ジェーンの不幸は、才能がありながら、他者への共感ができず、孤立していく部分でしょうか。

けれど、彼女のせいというには可哀想。

 

結局、自分のことが一番理解できるのは自分。

不幸な女性に共感するジョンですが、それはなぜならば…慰めたくなるのもわからなくはないです。

だから、この映画では究極の自己愛に繋がるように見えます。

 

その後、ジョンと結ばれ、幸せを感じるジェーンですが、ある時、ジョンは姿を消します。 

ジェーンは妊娠していることがわかり、出産した女の子につけた名前はジェーン(なぜ同じ名を?と思うのですが…ここらへんは屈折しています)。

出産時、医者がジェーンは自分が特殊な身体構造……両性具有であることを知り、彼女に告げます。

(この前の時点で示唆する部分はあるのですが)

 

それにしても、宿命から抜け出せずにいる主人公は、結局やはり救われていない?

 

いや、ラストにおいて、爆弾魔を阻止したジョンは己の運命を止めるために留めを差したのだとすれば、それが救いかも。

 

しかし不思議な話です。

そもそも、自分が自分に恋して関係を持つなんてこと、いくら何でもないと思います。

 

SFとしても、ツッコミどころはいろいろある気が。

同じ時間に自分が二人存在することはできないというタイム・パラドックスは、ここでは作用しないらしいですし。

原作者が「こういうアイディアがあった」と喜んで細かいところは目をつぶって書いたのかも?

それから、原作自体もレトロな道具立てだけど、映画でもまさかそのままレトロ風味(ヴァイオリンケース型のタイムマシーン)にするとは思わなかったです。

 

ネットで検索すると概ね評判は高いようですが、私はそこまでかな? と思わんでもなかったです。

 

ジェーン/ジョンを演じたサラ・スヌークは、ジョンの時には、ジョディ・フォスターにちょっと似ている。

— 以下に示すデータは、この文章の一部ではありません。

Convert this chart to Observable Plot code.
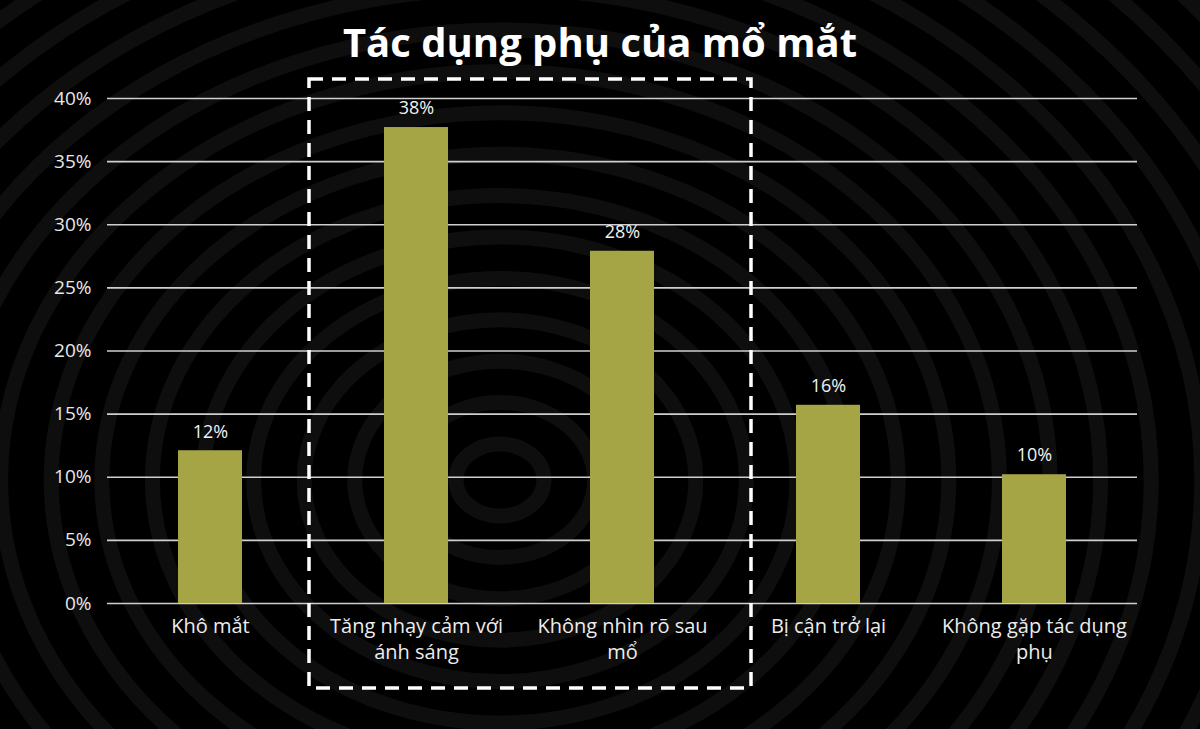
<!DOCTYPE html>
<html><head><meta charset="utf-8">
<script src="https://cdn.jsdelivr.net/npm/d3@7"></script>
<script src="https://cdn.jsdelivr.net/npm/@observablehq/plot@0.6"></script>
<style>
html,body{margin:0;padding:0;background:#000;}
#wrap{position:relative;width:1200px;height:729px;overflow:hidden;background:#000;font-family:"Open Sans",sans-serif;}
#bg{position:absolute;left:0;top:0;}
#title{position:relative;height:70px;line-height:84px;text-align:center;color:#fff;font-weight:700;font-size:40px;}
#chart{position:relative;}
</style></head>
<body><div id="wrap"><svg id="bg" width="1200" height="729"></svg><div id="title">Tác dụng phụ của mổ mắt</div><div id="chart"></div></div>
<script>
const categories = ["Khô mắt", "Tăng nhạy cảm với ánh sáng", "Không nhìn rõ sau mổ", "Bị cận trở lại", "Không gặp tác dụng phụ"];
const tickLabels = ["Khô mắt", "Tăng nhạy cảm với\nánh sáng", "Không nhìn rõ sau\nmổ", "Bị cận trở lại", "Không gặp tác dụng\nphụ"];
const values = [12.1, 37.7, 27.9, 15.7, 10.2];
const yTicks = [0, 5, 10, 15, 20, 25, 30, 35, 40];
const highlighted = ["Tăng nhạy cảm với ánh sáng", "Không nhìn rõ sau mổ"];

const data = categories.map((c, i) => ({cat: c, value: values[i]}));
const labelOf = new Map(categories.map((c, i) => [c, tickLabels[i]]));

// decorative fingerprint-like background
const bg = d3.select("#bg");
for (let r = 40; r < 1100; r += 46) {
  bg.append("ellipse").attr("cx", 500).attr("cy", 480).attr("rx", r * 1.1).attr("ry", r * 0.9)
    .attr("fill", "none").attr("stroke", "#0e0e0e").attr("stroke-width", 15);
}

const chart = Plot.plot({
  width: 1200,
  height: 659,
  marginLeft: 107,
  marginRight: 63,
  marginTop: 28,
  marginBottom: 126,
  style: {background: "transparent", color: "#eee", fontFamily: "Open Sans, sans-serif"},
  x: {domain: categories, paddingInner: 0.69, paddingOuter: 0.345, label: null},
  y: {domain: [0, 40], label: null},
  marks: [
    Plot.ruleY(yTicks, {stroke: "#cfcfcf", strokeWidth: 1.6}),
    Plot.barY(data, {x: "cat", y: "value", fill: "#a5a545"}),
    Plot.text(data, {x: "cat", y: "value", text: d => Math.round(d.value) + "%", dy: -19, fill: "#f2f2f2", fontSize: 18}),
    Plot.axisY({ticks: yTicks, tickSize: 0, tickPadding: 16, tickFormat: d => d + "%", fontSize: 19, fill: "#e8e8e8", label: null}),
    Plot.axisX({tickSize: 0, tickPadding: 11, tickFormat: d => labelOf.get(d), fontSize: 20, lineHeight: 1.3, fill: "#ececec", label: null, textOverflow: null})
  ]
});
document.getElementById("chart").appendChild(chart);

// dashed highlight box around the two highlighted categories, positioned via the chart scales
const xs = chart.scale("x"), ys = chart.scale("y");
const boxLeft = xs.apply(highlighted[0]) - 75;
const boxRight = xs.apply(highlighted[1]) + xs.bandwidth + 97;
const boxTop = ys.apply(40) - 19;
const boxBottom = ys.apply(0) + 85;
d3.select(chart).append("rect")
  .attr("x", boxLeft).attr("y", boxTop).attr("width", boxRight - boxLeft).attr("height", boxBottom - boxTop)
  .attr("fill", "none").attr("stroke", "#fff").attr("stroke-width", 3.5).attr("stroke-dasharray", "14 9");
</script></body></html>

ユニークな雰囲気はもっと注目されてもいいかもしれないと思います。

 

輪廻の蛇 (ハヤカワ文庫SF)

輪廻の蛇 (ハヤカワ文庫SF)

 

 

 

イーサン・ホークは、こういうカルトSFっぽいのが似合いますね。

ラスト近く、ある役を演じた彼はさすがの演技力でした。

この映画の監督さんたち(スピエリッグ兄弟)、前作『デイブレイカ―』でも彼を起用している。

相性がいいようですね。

人間ドラマもいいけれど、イーサンはSFものと合う感じなのかも?

そうそう、かつて彼が出ていた『ガタカ』というSFがとても印象に残っています。

これについては後日に書くかも。

 

ところで、私ならどう書くか(すみません、こういうクセがあるんですよ)。

ラスト、もう一ひねりして、あの状況を避けて、何とか別の幸せが見つけられてたら、というところまで持っていきたい気がします。

あと、もう少しユーモアがある方がいいなと思うのですが、あのストーリーじゃ、入れようがないか。

 

でも語り口の静謐さは、不思議になじみました。